● Given exercise
Repeat, exactly and in full, the lines of the listing below, but without any pictures.

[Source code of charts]
________________

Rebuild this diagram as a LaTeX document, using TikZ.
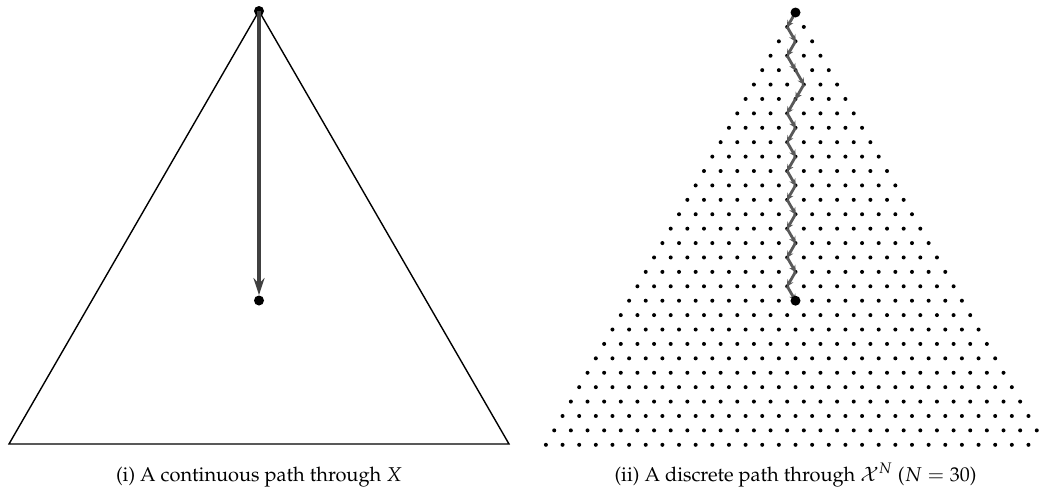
\documentclass[tikz,border=0pt]{standalone}
\usepackage[T1]{fontenc}
\usepackage{mathpazo}
\usetikzlibrary{arrows.meta}
\tikzset{
  bigdot/.style={circle,fill=black,inner sep=0pt,minimum size=5pt},
  latdot/.style={circle,fill=black,inner sep=0pt,minimum size=2pt},
  tri/.style={line width=0.7pt,black},
  contarrow/.style={line width=1.6pt,draw=black!75,-{Stealth[length=8.5pt,width=5.5pt]}},
  steparrow/.style={line width=1.4pt,draw=black!65,-{Stealth[length=3.5pt,width=3.4pt]},shorten >=-0.3pt},
  caption/.style={anchor=base,font=\fontsize{10}{12}\selectfont,inner sep=0pt}
}
\begin{document}
\begin{tikzpicture}[x=0.5pt,y=-0.5pt]
\useasboundingbox (0,0) rectangle (1039,493);
\clip (0,0) rectangle (1039,493);
% left: continuous triangle
\coordinate (T) at (259,11);
\coordinate (L) at (9,444);
\coordinate (R) at (509,444);
\draw[tri] (T) -- (L) -- (R) -- cycle;
\node[bigdot] (A) at (259,11) {};
\node[bigdot] (B) at (259,300.5) {};
\draw[contarrow] (A.center) -- (B);
\node[caption] (capi) at (259,481) {(i) A continuous path through $X$};
% right: discrete lattice
\foreach \k in {0,...,30}{
  \foreach \j in {0,...,\k}{
    \coordinate (p-\k-\j) at ({795.5+(\j-\k/2)*16.64},{12.5+\k*14.41});
    \node[latdot] (d-\k-\j) at (p-\k-\j) {};
  }
}
\foreach \a/\b in {0-0/1-0,1-0/2-1,2-1/3-1,3-1/4-2,4-2/5-3,5-3/6-3,6-3/7-3,7-3/8-4,8-4/9-4,9-4/10-5,10-5/11-5,11-5/12-6,12-6/13-6,13-6/14-7,14-7/15-7,15-7/16-8,16-8/17-8,17-8/18-9,18-9/19-9,19-9/20-10}{
  \draw[steparrow] (p-\a) -- (p-\b);
}
\node[bigdot] (C) at (p-0-0) {};
\node[bigdot] (D) at (p-20-10) {};
\node[caption] (capii) at (795.5,481) {(ii) A discrete path through $\mathcal{X}^N$ ($N=30$)};
\end{tikzpicture}
\end{document}
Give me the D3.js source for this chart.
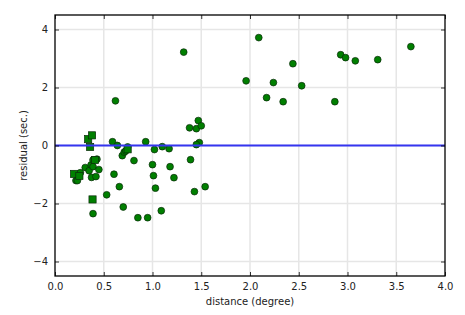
<!DOCTYPE html>
<html><head><meta charset="utf-8">
<script src="https://cdn.jsdelivr.net/npm/d3@7"></script>
<style>body{margin:0;background:#fff}svg{display:block}text{font-family:"DejaVu Sans",sans-serif;}</style>
</head><body><svg id="c" width="465" height="315"></svg>
<script>
const circleX = [1.32,2.09,2.44,1.96,2.24,2.53,2.17,2.34,1.47,1.38,1.45,1.50,1.48,1.45,1.02,1.10,1.17,1.39,
  2.93,2.98,3.08,3.31,3.65,2.87,0.62,0.59,0.64,0.93,0.745,0.69,0.71,0.725,0.81,1.00,0.605,1.01,0.66,1.03,0.53,0.70,0.85,0.95,0.39,
  0.215,0.23,0.26,0.31,0.35,0.37,0.39,0.39,0.43,0.45,0.375,0.42,1.18,1.22,1.43,1.54,1.09];
const circleY = [3.22,3.72,2.82,2.23,2.17,2.06,1.65,1.51,0.86,0.61,0.58,0.68,0.10,0.03,-0.14,-0.04,-0.11,-0.49,
  3.13,3.03,2.92,2.96,3.41,1.51,1.54,0.13,0.0,0.13,-0.05,-0.35,-0.23,-0.19,-0.52,-0.66,-0.99,-1.04,-1.42,-1.47,-1.70,-2.12,-2.49,-2.49,-2.35,
  -1.21,-1.21,-0.94,-0.76,-0.87,-0.67,-0.73,-0.50,-0.47,-0.83,-1.10,-1.07,-0.73,-1.11,-1.59,-1.42,-2.25];
const squareX = [0.34,0.38,0.36,0.745,0.41,0.195,0.25,0.385];
const squareY = [0.22,0.35,-0.05,-0.13,-0.50,-0.98,-1.05,-1.86];
const xTicks = [0,0.5,1,1.5,2,2.5,3,3.5,4];
const yTicks = [-4,-2,0,2,4];

const svg = d3.select("#c");
const L=55,R=445,T=15,B=276;
const x = d3.scaleLinear().domain([0,4]).range([L,R]);
const y = d3.scaleLinear().domain([-4.5,4.5]).range([B,T]);
const fmt = d=>d3.format(".1f")(d);
const yfmt = d=>d<0?"\u2212"+Math.abs(d):String(d);

// grid
svg.append("g").selectAll("line").data(xTicks.filter(d=>d>0&&d<4)).join("line")
  .attr("x1",d=>x(d)).attr("x2",d=>x(d)).attr("y1",T).attr("y2",B)
  .attr("stroke","#e6e6e6").attr("stroke-width",1.5);
svg.append("g").selectAll("line").data(yTicks).join("line")
  .attr("y1",d=>y(d)).attr("y2",d=>y(d)).attr("x1",L).attr("x2",R)
  .attr("stroke","#e6e6e6").attr("stroke-width",1.5);

// points
const circ = circleX.map((v,i)=>({x:v,y:circleY[i]}));
const sq = squareX.map((v,i)=>({x:v,y:squareY[i]}));
svg.append("g").selectAll("circle").data(circ).join("circle")
  .attr("cx",d=>x(d.x)).attr("cy",d=>y(d.y)).attr("r",3.4)
  .attr("fill","#007f00").attr("stroke","#0a2a0a").attr("stroke-width",0.7);
svg.append("g").selectAll("rect").data(sq).join("rect")
  .attr("x",d=>x(d.x)-3.6).attr("y",d=>y(d.y)-3.6).attr("width",7.2).attr("height",7.2)
  .attr("fill","#007f00").attr("stroke","#0a2a0a").attr("stroke-width",0.7);

// zero line
svg.append("line").attr("x1",L).attr("x2",R).attr("y1",y(0)).attr("y2",y(0))
  .attr("stroke","#3535f0").attr("stroke-width",1.8);

// axes
const tick=4;
const xb = svg.append("g").attr("transform",`translate(0,${B})`)
  .call(d3.axisBottom(x).tickValues(xTicks).tickFormat(fmt).tickSizeInner(-tick).tickSizeOuter(0).tickPadding(7));
const xt = svg.append("g").attr("transform",`translate(0,${T})`)
  .call(d3.axisTop(x).tickValues(xTicks).tickFormat("").tickSizeInner(-tick).tickSizeOuter(0));
const yl = svg.append("g").attr("transform",`translate(${L},0)`)
  .call(d3.axisLeft(y).tickValues(yTicks).tickFormat(yfmt).tickSizeInner(-tick).tickSizeOuter(0).tickPadding(7));
const yr = svg.append("g").attr("transform",`translate(${R},0)`)
  .call(d3.axisRight(y).tickValues(yTicks).tickFormat("").tickSizeInner(-tick).tickSizeOuter(0));
[xb,xt,yl,yr].forEach(g=>{
  g.select(".domain").remove();
  g.selectAll(".tick line").attr("stroke","#000").attr("stroke-width",0.8);
  g.selectAll("text").attr("font-family","DejaVu Sans").attr("font-size",10).attr("fill","#222");
});
// frame
svg.append("rect").attr("x",L).attr("y",T).attr("width",R-L).attr("height",B-T)
  .attr("fill","none").attr("stroke","#000").attr("stroke-width",1.3);

svg.append("text").attr("x",(L+R)/2).attr("y",305).attr("text-anchor","middle")
  .attr("font-size",10).attr("fill","#222").text("distance (degree)");
svg.append("text").attr("transform",`translate(27,${(T+B)/2}) rotate(-90)`).attr("text-anchor","middle")
  .attr("font-size",10).attr("fill","#222").text("residual (sec.)");
</script></body></html>
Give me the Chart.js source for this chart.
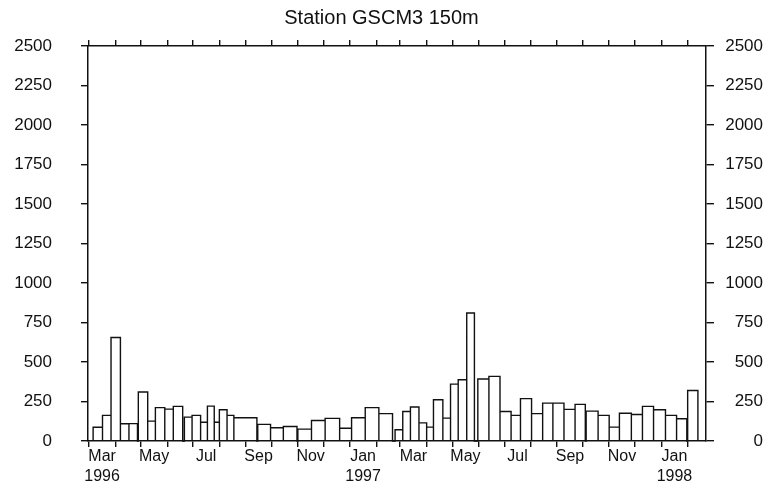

________________

● Response
Rebuild this diagram as a LaTeX document, using TikZ.
\documentclass[tikz,border=0pt]{standalone}
\usepackage[T1]{fontenc}
\usepackage{mathpazo}
\usetikzlibrary{arrows.meta}
\tikzset{
  bigdot/.style={circle,fill=black,inner sep=0pt,minimum size=5pt},
  latdot/.style={circle,fill=black,inner sep=0pt,minimum size=2pt},
  tri/.style={line width=0.7pt,black},
  contarrow/.style={line width=1.6pt,draw=black!75,-{Stealth[length=8.5pt,width=5.5pt]}},
  steparrow/.style={line width=1.4pt,draw=black!65,-{Stealth[length=3.5pt,width=3.4pt]},shorten >=-0.3pt},
  caption/.style={anchor=base,font=\fontsize{10}{12}\selectfont,inner sep=0pt}
}
\begin{document}
\begin{tikzpicture}[x=0.5pt,y=-0.5pt]
\useasboundingbox (0,0) rectangle (1039,493);
\clip (0,0) rectangle (1039,493);
% left: continuous triangle
\coordinate (T) at (259,11);
\coordinate (L) at (9,444);
\coordinate (R) at (509,444);
\draw[tri] (T) -- (L) -- (R) -- cycle;
\node[bigdot] (A) at (259,11) {};
\node[bigdot] (B) at (259,300.5) {};
\draw[contarrow] (A.center) -- (B);
\node[caption] (capi) at (259,481) {(i) A continuous path through $X$};
% right: discrete lattice
\foreach \k in {0,...,30}{
  \foreach \j in {0,...,\k}{
    \coordinate (p-\k-\j) at ({795.5+(\j-\k/2)*16.64},{12.5+\k*14.41});
    \node[latdot] (d-\k-\j) at (p-\k-\j) {};
  }
}
\foreach \a/\b in {0-0/1-0,1-0/2-1,2-1/3-1,3-1/4-2,4-2/5-3,5-3/6-3,6-3/7-3,7-3/8-4,8-4/9-4,9-4/10-5,10-5/11-5,11-5/12-6,12-6/13-6,13-6/14-7,14-7/15-7,15-7/16-8,16-8/17-8,17-8/18-9,18-9/19-9,19-9/20-10}{
  \draw[steparrow] (p-\a) -- (p-\b);
}
\node[bigdot] (C) at (p-0-0) {};
\node[bigdot] (D) at (p-20-10) {};
\node[caption] (capii) at (795.5,481) {(ii) A discrete path through $\mathcal{X}^N$ ($N=30$)};
\end{tikzpicture}
\end{document}
Give me the D3.js source for this chart.
<!DOCTYPE html>
<html><head><meta charset="utf-8">
<script src="https://cdn.jsdelivr.net/npm/d3@7"></script>
<style>body{margin:0;background:#fff}svg{display:block}text{font-family:"DejaVu Sans",sans-serif;}</style>
</head><body><svg id="c" width="465" height="315"></svg>
<script>
const circleX = [1.32,2.09,2.44,1.96,2.24,2.53,2.17,2.34,1.47,1.38,1.45,1.50,1.48,1.45,1.02,1.10,1.17,1.39,
  2.93,2.98,3.08,3.31,3.65,2.87,0.62,0.59,0.64,0.93,0.745,0.69,0.71,0.725,0.81,1.00,0.605,1.01,0.66,1.03,0.53,0.70,0.85,0.95,0.39,
  0.215,0.23,0.26,0.31,0.35,0.37,0.39,0.39,0.43,0.45,0.375,0.42,1.18,1.22,1.43,1.54,1.09];
const circleY = [3.22,3.72,2.82,2.23,2.17,2.06,1.65,1.51,0.86,0.61,0.58,0.68,0.10,0.03,-0.14,-0.04,-0.11,-0.49,
  3.13,3.03,2.92,2.96,3.41,1.51,1.54,0.13,0.0,0.13,-0.05,-0.35,-0.23,-0.19,-0.52,-0.66,-0.99,-1.04,-1.42,-1.47,-1.70,-2.12,-2.49,-2.49,-2.35,
  -1.21,-1.21,-0.94,-0.76,-0.87,-0.67,-0.73,-0.50,-0.47,-0.83,-1.10,-1.07,-0.73,-1.11,-1.59,-1.42,-2.25];
const squareX = [0.34,0.38,0.36,0.745,0.41,0.195,0.25,0.385];
const squareY = [0.22,0.35,-0.05,-0.13,-0.50,-0.98,-1.05,-1.86];
const xTicks = [0,0.5,1,1.5,2,2.5,3,3.5,4];
const yTicks = [-4,-2,0,2,4];

const svg = d3.select("#c");
const L=55,R=445,T=15,B=276;
const x = d3.scaleLinear().domain([0,4]).range([L,R]);
const y = d3.scaleLinear().domain([-4.5,4.5]).range([B,T]);
const fmt = d=>d3.format(".1f")(d);
const yfmt = d=>d<0?"\u2212"+Math.abs(d):String(d);

// grid
svg.append("g").selectAll("line").data(xTicks.filter(d=>d>0&&d<4)).join("line")
  .attr("x1",d=>x(d)).attr("x2",d=>x(d)).attr("y1",T).attr("y2",B)
  .attr("stroke","#e6e6e6").attr("stroke-width",1.5);
svg.append("g").selectAll("line").data(yTicks).join("line")
  .attr("y1",d=>y(d)).attr("y2",d=>y(d)).attr("x1",L).attr("x2",R)
  .attr("stroke","#e6e6e6").attr("stroke-width",1.5);

// points
const circ = circleX.map((v,i)=>({x:v,y:circleY[i]}));
const sq = squareX.map((v,i)=>({x:v,y:squareY[i]}));
svg.append("g").selectAll("circle").data(circ).join("circle")
  .attr("cx",d=>x(d.x)).attr("cy",d=>y(d.y)).attr("r",3.4)
  .attr("fill","#007f00").attr("stroke","#0a2a0a").attr("stroke-width",0.7);
svg.append("g").selectAll("rect").data(sq).join("rect")
  .attr("x",d=>x(d.x)-3.6).attr("y",d=>y(d.y)-3.6).attr("width",7.2).attr("height",7.2)
  .attr("fill","#007f00").attr("stroke","#0a2a0a").attr("stroke-width",0.7);

// zero line
svg.append("line").attr("x1",L).attr("x2",R).attr("y1",y(0)).attr("y2",y(0))
  .attr("stroke","#3535f0").attr("stroke-width",1.8);

// axes
const tick=4;
const xb = svg.append("g").attr("transform",`translate(0,${B})`)
  .call(d3.axisBottom(x).tickValues(xTicks).tickFormat(fmt).tickSizeInner(-tick).tickSizeOuter(0).tickPadding(7));
const xt = svg.append("g").attr("transform",`translate(0,${T})`)
  .call(d3.axisTop(x).tickValues(xTicks).tickFormat("").tickSizeInner(-tick).tickSizeOuter(0));
const yl = svg.append("g").attr("transform",`translate(${L},0)`)
  .call(d3.axisLeft(y).tickValues(yTicks).tickFormat(yfmt).tickSizeInner(-tick).tickSizeOuter(0).tickPadding(7));
const yr = svg.append("g").attr("transform",`translate(${R},0)`)
  .call(d3.axisRight(y).tickValues(yTicks).tickFormat("").tickSizeInner(-tick).tickSizeOuter(0));
[xb,xt,yl,yr].forEach(g=>{
  g.select(".domain").remove();
  g.selectAll(".tick line").attr("stroke","#000").attr("stroke-width",0.8);
  g.selectAll("text").attr("font-family","DejaVu Sans").attr("font-size",10).attr("fill","#222");
});
// frame
svg.append("rect").attr("x",L).attr("y",T).attr("width",R-L).attr("height",B-T)
  .attr("fill","none").attr("stroke","#000").attr("stroke-width",1.3);

svg.append("text").attr("x",(L+R)/2).attr("y",305).attr("text-anchor","middle")
  .attr("font-size",10).attr("fill","#222").text("distance (degree)");
svg.append("text").attr("transform",`translate(27,${(T+B)/2}) rotate(-90)`).attr("text-anchor","middle")
  .attr("font-size",10).attr("fill","#222").text("residual (sec.)");
</script></body></html>
Give me the Chart.js source for this chart.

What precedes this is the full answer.